Record year for investment
Canada’s commercial real estate market saw a record year for investment in 2017 with an estimated $32 billion of property in major markets and asset classes changing hands through to mid-December, up from $28 billion in 2016.

Although the market is constrained by a lack of product and the lateness of the investment cycle, eager investors are seeking new ways to direct more capital into hard assets – despite rising interest rates on the horizon.
Argeropoulos says that investors continued to diversify portfolios, prune non-core assets and pursue prime assets in key markets.

Vancouver and Toronto gained the most investment capital but there were also notable major investments in Edmonton, Calgary, Ottawa and Montreal.

Hottest asset classes
By asset class, offices remain strong despite changing dynamics. The tech sector is driving much of the change and the vacancy rate nationwide is expected to be 12.2%.

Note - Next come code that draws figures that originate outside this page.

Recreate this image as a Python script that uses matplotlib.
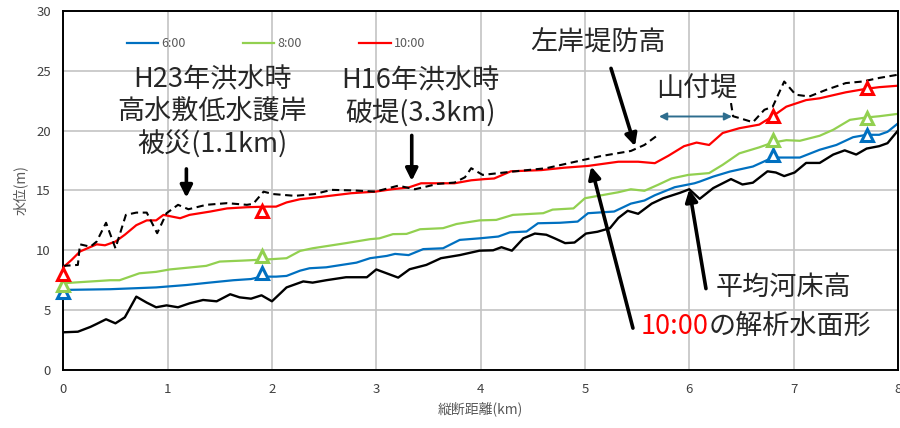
import numpy as np
import matplotlib
matplotlib.use("Agg")
import matplotlib.pyplot as plt

plt.rcParams["font.family"] = ["Noto Sans CJK JP", "DejaVu Sans"]

# 縦断距離 (km) と各水位 (m)
bed_x = [0, 0.14, 0.26, 0.32, 0.41, 0.50, 0.59, 0.70, 0.80, 0.89, 0.99, 1.10, 1.21, 1.34,
         1.47, 1.60, 1.69, 1.80, 1.90, 2.00, 2.08, 2.14, 2.30, 2.39, 2.52, 2.71, 2.91, 3.00,
         3.21, 3.32, 3.48, 3.62, 3.80, 3.99, 4.12, 4.20, 4.30, 4.41, 4.52, 4.63, 4.71, 4.81,
         4.90, 5.01, 5.12, 5.24, 5.32, 5.41, 5.51, 5.64, 5.75, 5.91, 6.00, 6.10, 6.23, 6.40,
         6.51, 6.61, 6.75, 6.83, 6.91, 7.01, 7.12, 7.25, 7.38, 7.49, 7.60, 7.70, 7.82, 7.90, 8.00]
bed_z = [3.15, 3.2, 3.6, 3.85, 4.24, 3.9, 4.4, 6.13, 5.63, 5.24, 5.4, 5.24, 5.57, 5.85,
         5.74, 6.33, 6.07, 5.96, 6.24, 5.74, 6.4, 6.9, 7.4, 7.3, 7.5, 7.75, 7.75, 8.4,
         7.72, 8.42, 8.78, 9.34, 9.6, 9.97, 10.0, 10.26, 9.97, 11.0, 11.4, 11.3, 11.0, 10.6,
         10.65, 11.4, 11.55, 11.85, 12.7, 13.3, 13.05, 13.9, 14.35, 14.8, 15.1, 14.3, 15.2, 15.95,
         15.5, 15.65, 16.6, 16.5, 16.2, 16.5, 17.3, 17.3, 18.0, 18.35, 18.0, 18.5, 18.7, 18.95, 20.0]

wl06_x = [0, 0.45, 0.89, 1.18, 1.40, 1.63, 1.80, 1.90, 2.04, 2.14, 2.27, 2.36, 2.52, 2.81,
          2.94, 3.10, 3.18, 3.31, 3.45, 3.64, 3.80, 3.99, 4.17, 4.28, 4.44, 4.55, 4.76, 4.93,
          5.03, 5.28, 5.44, 5.57, 5.67, 5.86, 6.05, 6.10, 6.23, 6.39, 6.61, 6.80, 7.06, 7.25,
          7.41, 7.57, 7.70, 7.82, 7.90, 8.00]
wl06_z = [6.69, 6.75, 6.9, 7.1, 7.3, 7.5, 7.6, 7.8, 7.8, 7.86, 8.3, 8.5, 8.58, 8.97,
          9.34, 9.53, 9.7, 9.6, 10.1, 10.17, 10.87, 11.0, 11.15, 11.5, 11.57, 12.26, 12.3, 12.4,
          13.1, 13.24, 13.9, 14.16, 14.6, 15.27, 15.6, 15.74, 16.16, 16.58, 17.0, 17.75, 17.75, 18.4,
          18.8, 19.45, 19.65, 19.65, 19.9, 20.6]

wl08_x = [0, 0.45, 0.54, 0.73, 0.89, 1.02, 1.37, 1.50, 1.72, 1.98, 2.14, 2.27, 2.39, 2.71,
          2.94, 3.03, 3.16, 3.29, 3.42, 3.64, 3.77, 3.99, 4.15, 4.31, 4.60, 4.69, 4.89, 5.00,
          5.16, 5.32, 5.44, 5.57, 5.70, 5.83, 5.99, 6.19, 6.32, 6.48, 6.67, 6.80, 6.93, 7.06,
          7.25, 7.38, 7.54, 7.70, 7.82, 8.00]
wl08_z = [7.25, 7.5, 7.5, 8.08, 8.2, 8.4, 8.7, 9.06, 9.14, 9.25, 9.34, 9.95, 10.17, 10.6,
          10.93, 11.0, 11.35, 11.37, 11.76, 11.85, 12.2, 12.5, 12.54, 12.96, 13.1, 13.4, 13.5, 14.35,
          14.6, 14.85, 15.1, 14.97, 15.47, 16.0, 16.3, 16.45, 17.14, 18.1, 18.6, 19.0, 19.2, 19.15,
          19.57, 20.07, 20.9, 21.1, 21.2, 21.4]

wl10_x = [0, 0.08, 0.16, 0.32, 0.40, 0.50, 0.59, 0.70, 0.80, 0.89, 0.96, 1.12, 1.21, 1.41,
          1.57, 1.76, 1.95, 2.04, 2.14, 2.27, 2.41, 2.76, 2.99, 3.15, 3.31, 3.43, 3.62, 3.75,
          3.91, 4.04, 4.13, 4.29, 4.58, 4.80, 5.03, 5.32, 5.51, 5.67, 5.80, 5.95, 6.07, 6.19,
          6.32, 6.48, 6.67, 6.80, 6.93, 7.12, 7.25, 7.50, 7.70, 7.82, 8.00]
wl10_z = [8.58, 9.2, 9.9, 10.5, 10.42, 10.73, 11.3, 12.1, 12.5, 12.5, 12.96, 12.68, 12.96, 13.24,
          13.5, 13.6, 13.65, 13.65, 14.0, 14.27, 14.4, 14.77, 14.9, 15.1, 15.25, 15.6, 15.6, 15.6,
          15.85, 15.95, 16.0, 16.6, 16.7, 16.9, 17.05, 17.4, 17.4, 17.28, 17.9, 18.7, 19.0, 18.8,
          19.8, 20.2, 20.5, 21.2, 22.0, 22.55, 22.7, 23.2, 23.5, 23.63, 23.75]

# 左岸堤防高 (山付堤区間は欠測)
levee_x = [0, 0.14, 0.16, 0.26, 0.32, 0.41, 0.50, 0.60, 0.70, 0.80, 0.90, 0.99, 1.10, 1.20,
           1.37, 1.57, 1.76, 1.82, 1.92, 2.01, 2.22, 2.41, 2.57, 2.79, 2.99, 3.21, 3.37, 3.59,
           3.75, 3.85, 3.91, 4.02, 4.31, 4.63, 5.01, 5.14, 5.44, 5.57, 5.71,
           6.05,
           6.40, 6.42, 6.48, 6.61, 6.72, 6.80, 6.91, 7.02, 7.15, 7.31, 7.50, 7.66, 7.82, 8.00]
levee_z = [8.7, 8.78, 10.5, 10.3, 10.73, 12.3, 10.17, 12.96, 13.15, 13.15, 11.43, 13.1, 13.8, 13.43,
           13.8, 13.94, 13.8, 13.88, 14.9, 14.7, 14.55, 14.7, 15.05, 15.0, 14.9, 15.4, 15.1, 15.55,
           15.66, 16.1, 16.86, 16.3, 16.58, 16.86, 17.6, 17.85, 18.3, 18.8, 19.7,
           np.nan,
           22.3, 21.2, 21.05, 20.7, 21.74, 22.0, 24.1, 23.0, 22.85, 23.4, 23.97, 24.1, 24.4, 24.67]

# 観測水位
obs_x = [0, 1.9, 6.8, 7.7]
obs06 = [6.55, 8.1, 18.0, 19.65]
obs08 = [7.1, 9.5, 19.2, 21.05]
obs10 = [8.0, 13.3, 21.22, 23.55]

C_BLUE = "#0070C0"
C_GREEN = "#92D050"
C_RED = "#FF0000"
TXT = "#262626"


def arrow(ax, head, tail, color="black", lw=2.6, style="-|>", scale=18):
    ax.annotate("", xy=head, xytext=tail,
                arrowprops=dict(arrowstyle=style, color=color, lw=lw,
                                mutation_scale=scale, shrinkA=0, shrinkB=0))


def plot_profile():
    fig = plt.figure(figsize=(9, 4.28), dpi=100)
    ax = fig.add_axes([0.0703, 0.1355, 0.9274, 0.839])

    ax.plot(wl06_x, wl06_z, color=C_BLUE, lw=1.6, label="6:00")
    ax.plot(wl08_x, wl08_z, color=C_GREEN, lw=1.6, label="8:00")
    ax.plot(wl10_x, wl10_z, color=C_RED, lw=1.6, label="10:00")
    ax.plot(bed_x, bed_z, color="black", lw=1.7)
    ax.plot(levee_x, levee_z, color="black", lw=1.5, ls=(0, (3.5, 2.2)))

    for z, c in [(obs06, C_BLUE), (obs08, C_GREEN), (obs10, C_RED)]:
        ax.plot(obs_x, z, ls="none", marker="^", ms=9, mew=2.2,
                mec=c, mfc="white", zorder=5, clip_on=False)

    ax.set_xlim(0, 8)
    ax.set_ylim(0, 30)
    ax.set_xticks(range(0, 9))
    ax.set_yticks(range(0, 31, 5))
    ax.grid(True, color="#c4c4c4", lw=1.2)
    ax.set_axisbelow(True)
    ax.tick_params(length=0, pad=9, labelsize=9.5, labelcolor="#404040")
    for s in ax.spines.values():
        s.set_color("black")
        s.set_linewidth(1.4)
    ax.set_xlabel("縦断距離(km)", fontsize=10, color="#595959", labelpad=4)
    ax.set_ylabel("水位(m)", fontsize=10, color="#595959", labelpad=6)

    ax.legend(loc="center left", bbox_to_anchor=(0.0763, 0.908), ncol=3,
              frameon=False, fontsize=9, labelcolor="#595959",
              handlelength=2.5, handletextpad=0.25, columnspacing=4.6,
              borderpad=0, borderaxespad=0)

    fs = 19.5
    ax.text(1.43, 21.5, "H23年洪水時\n高水敷低水護岸\n被災(1.1km)", fontsize=fs,
            color=TXT, ha="center", va="center", linespacing=1.22)
    arrow(ax, (1.18, 14.4), (1.18, 16.8))

    ax.text(3.42, 22.8, "H16年洪水時\n破堤(3.3km)", fontsize=fs,
            color=TXT, ha="center", va="center", linespacing=1.22)
    arrow(ax, (3.34, 15.8), (3.34, 19.6))

    ax.text(5.13, 27.3, "左岸堤防高", fontsize=fs, color=TXT, ha="center", va="center")
    arrow(ax, (5.48, 18.7), (5.25, 25.2))

    ax.text(6.07, 23.5, "山付堤", fontsize=fs, color=TXT, ha="center", va="center")
    arrow(ax, (6.41, 21.18), (5.71, 21.18), color="#2E6D8E", lw=1.4,
          style="<|-|>", scale=11)

    ax.text(6.90, 6.86, "平均河床高", fontsize=fs, color=TXT, ha="center", va="center")
    arrow(ax, (6.0, 15.1), (6.16, 6.8))

    ax.text(6.19, 3.62, "10:00", fontsize=fs, color=C_RED, ha="right", va="center")
    ax.text(6.19, 3.62, "の解析水面形", fontsize=fs, color=TXT, ha="left", va="center")
    arrow(ax, (5.06, 17.0), (5.46, 3.5))

    fig.savefig("out.png", dpi=100)


plot_profile()
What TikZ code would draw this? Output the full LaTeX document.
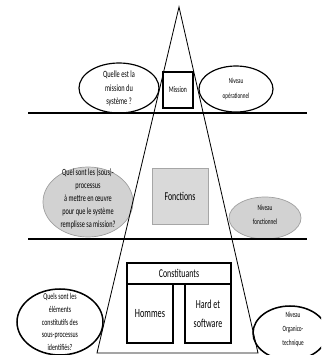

Winnipeg, Toronto, Regina and Vancouver are expected to have among the 10 lowest vacancy rates for offices in North America by the end of 2018.

For industrial, the vacancy rate is expected to be below 4% for this year and the market is largely positive. The trend towards e-commerce is driving demand for fulfilment centres and warehousing, but that does not mean the end of retail.

"Contrary to widespread belief, bricks-and-mortar retail is not going away, but is in the process of transforming and adapting to serve customers in the wake of technological advancement. E-commerce is growing faster than in-store sales, but still represents a small fraction of all retail sales in Canada,” comments Argeropoulos.